Aos defensores da teoria da sobrevivência do mais forte há que se fazer uma simples pergunta: Por que não deixar os bancos, que se mostraram completamente fracos para sobreviver, morrer? Por que salvá-los à custa da generosidade de toda a sociedade, que antes se presumia, não existia? Para salvar os fracos e não adaptados bancos, recorrem a estúpidos e ineficientes banqueiros, enquanto que a maioria forte, adaptada, inteligente e batalhadora precisa se sacrificar alegremente. Mas a sociedade não está, de modo algum, convencida a servir a esta causa valorosa, e muito menos a abrir mão de “supérfluos” tais como escolas e hospitais e nem a aceitar um regime de austeridade por um suposto futuro.

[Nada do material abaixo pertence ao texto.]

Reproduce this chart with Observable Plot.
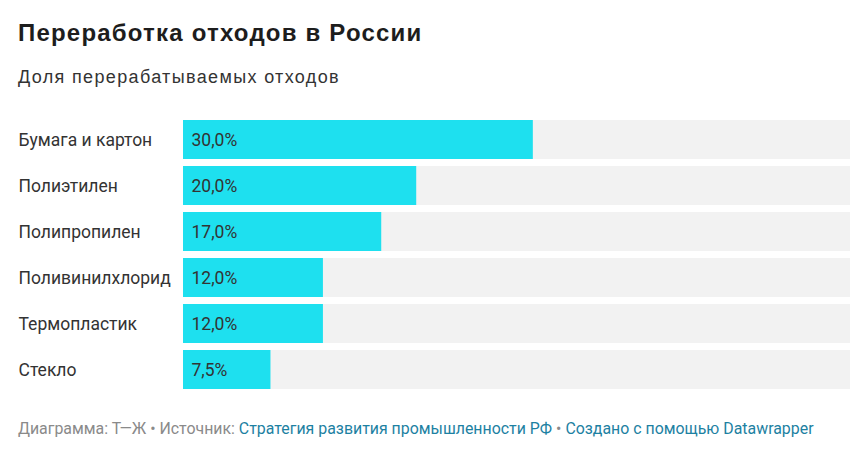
<!DOCTYPE html>
<html><head><meta charset="utf-8">
<script src="https://cdn.jsdelivr.net/npm/d3@7"></script>
<script src="https://cdn.jsdelivr.net/npm/@observablehq/plot@0.6"></script>
<style>
body{margin:0;background:#fff;font-family:Roboto,"Noto Sans",sans-serif;}
#wrap{width:850px;height:457px;position:relative;overflow:hidden}
#title{position:absolute;left:18px;top:20px;font-family:"Liberation Sans",Arial,sans-serif;font-size:24px;font-weight:700;letter-spacing:1.2px;color:#1d1d1d;white-space:nowrap;line-height:26px}
#sub{position:absolute;left:18px;top:66px;font-family:"Liberation Sans",Arial,sans-serif;font-size:18px;letter-spacing:1.35px;color:#333;white-space:nowrap;line-height:22px}
#chart{position:absolute;left:0;top:110px}
#foot{position:absolute;left:18px;top:419px;font-size:15.9px;color:#8a8a8a;white-space:nowrap;line-height:20px}
#foot a{color:#1d81a2;text-decoration:none}
</style></head>
<body><div id="wrap">
<div id="title">Переработка отходов в России</div>
<div id="sub">Доля перерабатываемых отходов</div>
<div id="chart"></div>
<div id="foot">Диаграмма: Т—Ж • Источник: <a>Стратегия развития промышленности РФ</a> • <a>Создано с помощью Datawrapper</a></div>
</div>
<script>
const categories = ["Бумага и картон","Полиэтилен","Полипропилен","Поливинилхлорид","Термопластик","Стекло"];
const values = [30.0, 20.0, 17.0, 12.0, 12.0, 7.5];
const valueLabels = ["30,0%","20,0%","17,0%","12,0%","12,0%","7,5%"];
const xMax = 57.2;

const data = categories.map((c,i)=>({cat:c, v:values[i], label:valueLabels[i]}));

const chart = Plot.plot({
  width: 850, height: 290,
  marginLeft: 183, marginRight: 0, marginTop: 10, marginBottom: 10,
  style:{fontFamily:"Roboto, sans-serif", fontSize:"17.5px"},
  x:{domain:[0,xMax], axis:null},
  y:{domain:categories, axis:null, paddingInner:0.15, paddingOuter:0},
  marks:[
    Plot.barX(data,{y:"cat", x1:0, x2:()=>xMax, fill:"#f2f2f2"}),
    Plot.barX(data,{y:"cat", x:"v", fill:"#1ee0ef"}),
    Plot.text(data,{y:"cat", x:0, text:"label", textAnchor:"start", dx:8, fill:"#333", fontSize:17.5}),
    Plot.text(data,{y:"cat", text:"cat", frameAnchor:"left", textAnchor:"start", dx:-165, fill:"#333", fontSize:17.5})
  ]
});
document.getElementById("chart").appendChild(chart);
</script>
</body></html>
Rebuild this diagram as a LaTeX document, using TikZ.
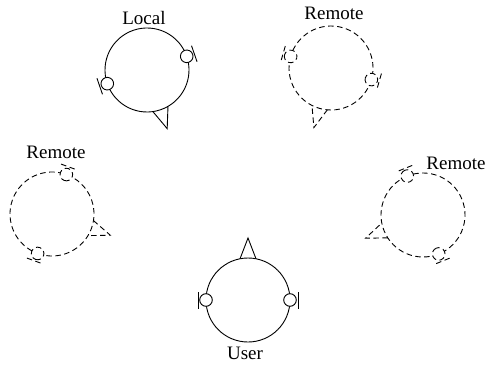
\documentclass[tikz,border=0pt]{standalone}
\usepackage{fontspec}
\setmainfont{Liberation Serif}
\tikzset{
  headline/.style={line width=0.9pt},
  remoteline/.style={headline, dash pattern=on 5.5pt off 3.5pt},
  lbl/.style={font=\fontsize{19}{22}\selectfont, inner sep=0pt},
  pics/head/.style 2 args={code={
    \begin{scope}[rotate=#1]
      \draw[#2] (0,0) circle (42);
      \draw[#2] (-8,41.2) -- (0,62) -- (8,41.2);
      \draw[#2, fill=white] (42,0) circle (6.3);
      \draw[#2, fill=white] (-42,0) circle (6.3);
      \draw[#2] (50,-8.5) -- (50,8.5);
      \draw[#2] (-50,-8.5) -- (-50,8.5);
    \end{scope}
  }}
}
\begin{document}
\begin{tikzpicture}[x=1pt,y=1pt]
\useasboundingbox (0,0) rectangle (489,370);
\pic at (147,300) {head={-161}{headline}};
\pic at (331,302) {head={164}{remoteline}};
\pic at (52,156) {head={-110}{remoteline}};
\pic at (423,155) {head={112}{remoteline}};
\pic at (248,70) {head={0}{headline}};
\node[lbl] (local) at (144,352) {Local};
\node[lbl] (remA) at (334,357) {Remote};
\node[lbl] (remB) at (56,218) {Remote};
\node[lbl] (remC) at (456,207) {Remote};
\node[lbl] (user) at (245,17) {User};
\end{tikzpicture}
\end{document}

Os choques econômicos que são diariamente noticiados nos jornais e televisões revelam um fato que está ficando claro para todos: o sistema atual não está funcionando. Usando uma expressão americana: it is not delivering the goods (não estão cumprindo o prometido). Não há dinheiro para a saúde, ensino e previdência, mas para Wall Street há todo o dinheiro do mundo. Nas palavras do maior escritor americano da atualidade, Gore Vidal, o que temos é: “socialismo para os ricos e economia de livre mercado para os pobres”.

Muitas pessoas estão tirando a devida conclusão de tudo isso. Estão começando a questionar o sistema capitalista e procurando alternativas. Infelizmente, as alternativas não são imediatamente óbvias. Nos EUA, olham para Obama e para os Democratas. Mas Republicanos e Democratas são as botas esquerda e direita do mesmo Grande Negócio. Mais uma vez Gore Vidal: “em nossa República só existe um partido, o Partido da Propriedade, com duas alas de direita”. Obama e McCain apoiaram fielmente o plano de salvamento dos bancos de US$ 700 bilhões. Representam os mesmos interesses com leves variações de tática.

Estes acontecimentos terão um profundo impacto nas consciências. É uma proposição elementar do Marxismo que a consciência humana é profundamente conservadora. As pessoas em geral não gostam de mudança. Hábitos, costumes e rotinas desempenham um papel muito importante na formação das perspectivas das massas, que normalmente resistem à idéia de grandes mudanças em suas vidas e costumes. Mas quando grandes acontecimentos sacodem a sociedade em seus fundamentos, as pessoas são compelidas a reconsiderar suas velhas idéias, crenças e preconceitos.

Justamente agora, estamos entrando em tal período. O longo período de relativa prosperidade dos últimos vinte anos ou mais nos países capitalistas avançados deixou sua marca apesar da relativamente leve recessão de 2001. Apesar de todas as injustiças manifestas do capitalismo, apesar das longas horas de trabalho, do aumento da exploração, do aumento da desigualdade, do luxo obsceno da indecente riqueza ostentado lado a lado ao aumento do número de pobres e marginalizados – apesar disso tudo, muitas pessoas acreditam que a economia de mercado funciona e que mesmo assim serve ao benefício de todos. Isto é particularmente verdade nos EUA. Mas, para um número cada vez maior de pessoas isso já não é assim.